EXERCISE DESCRIPTION: Repeat every line of the data exactly, but not the pictures.

COLLECTED MATERIAL:
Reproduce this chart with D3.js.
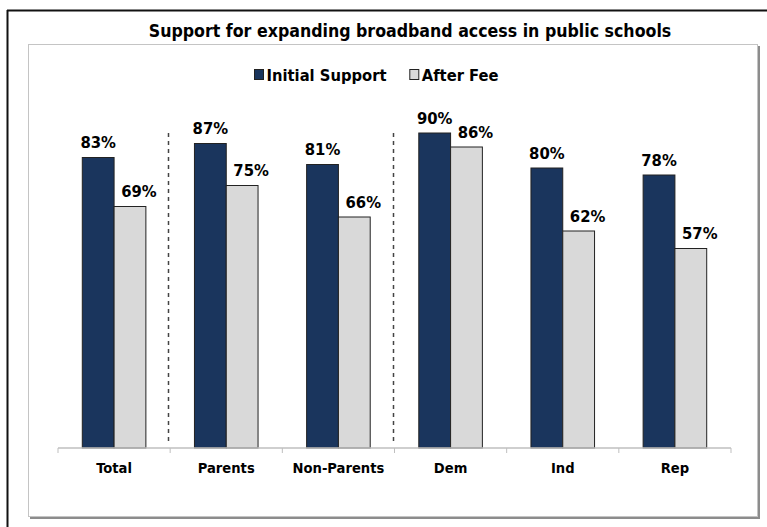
<!DOCTYPE html>
<html>
<head>
<meta charset="utf-8">
<script src="https://cdn.jsdelivr.net/npm/d3@7"></script>
<style>
  html, body { margin: 0; padding: 0; background: #fff; }
  svg { display: block; }
  text { font-family: "DejaVu Sans Condensed", "DejaVu Sans", Tahoma, sans-serif; font-weight: bold; fill: #000; }
</style>
</head>
<body>
<svg id="chart" width="767" height="527"></svg>
<script>
const title = "Support for expanding broadband access in public schools";
const categories = ["Total", "Parents", "Non-Parents", "Dem", "Ind", "Rep"];
const seriesNames = ["Initial Support", "After Fee"];
const initialSupport = [83, 87, 81, 90, 80, 78];
const afterFee = [69, 75, 66, 86, 62, 57];
const separatorsAfter = ["Total", "Non-Parents"];

const colors = ["#1a355d", "#d9d9d9"];
const values = [initialSupport, afterFee];
const labelShift = [0, 9];

const svg = d3.select("#chart");
const W = 767, H = 527;

// outer frame (black)
svg.append("line").attr("x1", 7).attr("x2", W).attr("y1", 10.5).attr("y2", 10.5)
  .attr("stroke", "#111").attr("stroke-width", 2);
svg.append("line").attr("x1", 7.5).attr("x2", 7.5).attr("y1", 10).attr("y2", H)
  .attr("stroke", "#111").attr("stroke-width", 2);

// inner box with shadow
svg.append("rect").attr("x", 30).attr("y", 46).attr("width", 730).attr("height", 473)
  .attr("fill", "#8c8c8c");
svg.append("rect").attr("x", 28.5).attr("y", 44.5).attr("width", 729).attr("height", 472)
  .attr("fill", "#fff").attr("stroke", "#c4c4c4").attr("stroke-width", 1);

// title
svg.append("text").attr("x", 410).attr("y", 37).attr("text-anchor", "middle")
  .style("font-size", "17.6px").text(title);

// scales
const x0 = d3.scaleBand().domain(categories).range([58, 731]).paddingInner(0).paddingOuter(0);
const x1 = d3.scaleBand().domain(seriesNames).range([0, x0.bandwidth()]).paddingInner(0).paddingOuter(0.764);
const y = d3.scaleLinear().domain([0, 100]).range([448, 98]);

// separators
separatorsAfter.forEach(c => {
  const xx = Math.round(x0(c) + x0.bandwidth()) - 1.5;
  svg.append("line").attr("x1", xx).attr("x2", xx).attr("y1", 133).attr("y2", 442)
    .attr("stroke", "#444").attr("stroke-width", 1.5).attr("stroke-dasharray", "4,4");
});

// bars
const groups = svg.append("g").selectAll("g").data(categories).join("g")
  .attr("transform", d => `translate(${x0(d)},0)`);

seriesNames.forEach((s, si) => {
  groups.append("rect")
    .attr("x", x1(s))
    .attr("y", (d, i) => y(values[si][i]))
    .attr("width", x1.bandwidth())
    .attr("height", (d, i) => y(0) - y(values[si][i]))
    .attr("fill", colors[si])
    .attr("stroke", "#222").attr("stroke-width", 1);
  groups.append("text")
    .attr("x", x1(s) + x1.bandwidth() / 2 + labelShift[si])
    .attr("y", (d, i) => y(values[si][i]) - 9.5)
    .attr("text-anchor", "middle")
    .style("font-size", "16.5px")
    .text((d, i) => values[si][i] + "%");
});

// x axis
const axis = d3.axisBottom(x0).tickSize(0).tickFormat("");
const ag = svg.append("g").attr("transform", "translate(0,448)").call(axis);
ag.select(".domain").attr("stroke", "#bfbfbf").attr("stroke-width", 1.5)
  .attr("d", "M58,0H731");
const bounds = categories.map(c => x0(c)).concat([731]);
ag.selectAll(".btick").data(bounds).join("line").attr("class", "btick")
  .attr("x1", d => d).attr("x2", d => d).attr("y1", 0).attr("y2", 5)
  .attr("stroke", "#bfbfbf").attr("stroke-width", 1);
ag.selectAll(".clabel").data(categories).join("text").attr("class", "clabel")
  .attr("x", d => x0(d) + x0.bandwidth() / 2).attr("y", 25)
  .attr("text-anchor", "middle").style("font-size", "14.6px").text(d => d);

// legend
const legend = svg.append("g").attr("transform", "translate(254,69)");
const legX = [0, 155.3];
seriesNames.forEach((s, i) => {
  const g = legend.append("g").attr("transform", `translate(${legX[i]},0)`);
  g.append("rect").attr("x", 0.5).attr("y", 0.5).attr("width", 9).attr("height", 10)
    .attr("fill", colors[i]).attr("stroke", "#222").attr("stroke-width", 1);
  g.append("text").attr("x", 12.5).attr("y", 11.8).style("font-size", "16.4px").text(s);
});
</script>
</body>
</html>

EXPECTED ANSWER:
Reproduce this chart with D3.js.
<!DOCTYPE html>
<html>
<head>
<meta charset="utf-8">
<script src="https://cdn.jsdelivr.net/npm/d3@7"></script>
<style>
  html, body { margin: 0; padding: 0; background: #fff; }
  svg { display: block; }
  text { font-family: "DejaVu Sans Condensed", "DejaVu Sans", Tahoma, sans-serif; font-weight: bold; fill: #000; }
</style>
</head>
<body>
<svg id="chart" width="767" height="527"></svg>
<script>
const title = "Support for expanding broadband access in public schools";
const categories = ["Total", "Parents", "Non-Parents", "Dem", "Ind", "Rep"];
const seriesNames = ["Initial Support", "After Fee"];
const initialSupport = [83, 87, 81, 90, 80, 78];
const afterFee = [69, 75, 66, 86, 62, 57];
const separatorsAfter = ["Total", "Non-Parents"];

const colors = ["#1a355d", "#d9d9d9"];
const values = [initialSupport, afterFee];
const labelShift = [0, 9];

const svg = d3.select("#chart");
const W = 767, H = 527;

// outer frame (black)
svg.append("line").attr("x1", 7).attr("x2", W).attr("y1", 10.5).attr("y2", 10.5)
  .attr("stroke", "#111").attr("stroke-width", 2);
svg.append("line").attr("x1", 7.5).attr("x2", 7.5).attr("y1", 10).attr("y2", H)
  .attr("stroke", "#111").attr("stroke-width", 2);

// inner box with shadow
svg.append("rect").attr("x", 30).attr("y", 46).attr("width", 730).attr("height", 473)
  .attr("fill", "#8c8c8c");
svg.append("rect").attr("x", 28.5).attr("y", 44.5).attr("width", 729).attr("height", 472)
  .attr("fill", "#fff").attr("stroke", "#c4c4c4").attr("stroke-width", 1);

// title
svg.append("text").attr("x", 410).attr("y", 37).attr("text-anchor", "middle")
  .style("font-size", "17.6px").text(title);

// scales
const x0 = d3.scaleBand().domain(categories).range([58, 731]).paddingInner(0).paddingOuter(0);
const x1 = d3.scaleBand().domain(seriesNames).range([0, x0.bandwidth()]).paddingInner(0).paddingOuter(0.764);
const y = d3.scaleLinear().domain([0, 100]).range([448, 98]);

// separators
separatorsAfter.forEach(c => {
  const xx = Math.round(x0(c) + x0.bandwidth()) - 1.5;
  svg.append("line").attr("x1", xx).attr("x2", xx).attr("y1", 133).attr("y2", 442)
    .attr("stroke", "#444").attr("stroke-width", 1.5).attr("stroke-dasharray", "4,4");
});

// bars
const groups = svg.append("g").selectAll("g").data(categories).join("g")
  .attr("transform", d => `translate(${x0(d)},0)`);

seriesNames.forEach((s, si) => {
  groups.append("rect")
    .attr("x", x1(s))
    .attr("y", (d, i) => y(values[si][i]))
    .attr("width", x1.bandwidth())
    .attr("height", (d, i) => y(0) - y(values[si][i]))
    .attr("fill", colors[si])
    .attr("stroke", "#222").attr("stroke-width", 1);
  groups.append("text")
    .attr("x", x1(s) + x1.bandwidth() / 2 + labelShift[si])
    .attr("y", (d, i) => y(values[si][i]) - 9.5)
    .attr("text-anchor", "middle")
    .style("font-size", "16.5px")
    .text((d, i) => values[si][i] + "%");
});

// x axis
const axis = d3.axisBottom(x0).tickSize(0).tickFormat("");
const ag = svg.append("g").attr("transform", "translate(0,448)").call(axis);
ag.select(".domain").attr("stroke", "#bfbfbf").attr("stroke-width", 1.5)
  .attr("d", "M58,0H731");
const bounds = categories.map(c => x0(c)).concat([731]);
ag.selectAll(".btick").data(bounds).join("line").attr("class", "btick")
  .attr("x1", d => d).attr("x2", d => d).attr("y1", 0).attr("y2", 5)
  .attr("stroke", "#bfbfbf").attr("stroke-width", 1);
ag.selectAll(".clabel").data(categories).join("text").attr("class", "clabel")
  .attr("x", d => x0(d) + x0.bandwidth() / 2).attr("y", 25)
  .attr("text-anchor", "middle").style("font-size", "14.6px").text(d => d);

// legend
const legend = svg.append("g").attr("transform", "translate(254,69)");
const legX = [0, 155.3];
seriesNames.forEach((s, i) => {
  const g = legend.append("g").attr("transform", `translate(${legX[i]},0)`);
  g.append("rect").attr("x", 0.5).attr("y", 0.5).attr("width", 9).attr("height", 10)
    .attr("fill", colors[i]).attr("stroke", "#222").attr("stroke-width", 1);
  g.append("text").attr("x", 12.5).attr("y", 11.8).style("font-size", "16.4px").text(s);
});
</script>
</body>
</html>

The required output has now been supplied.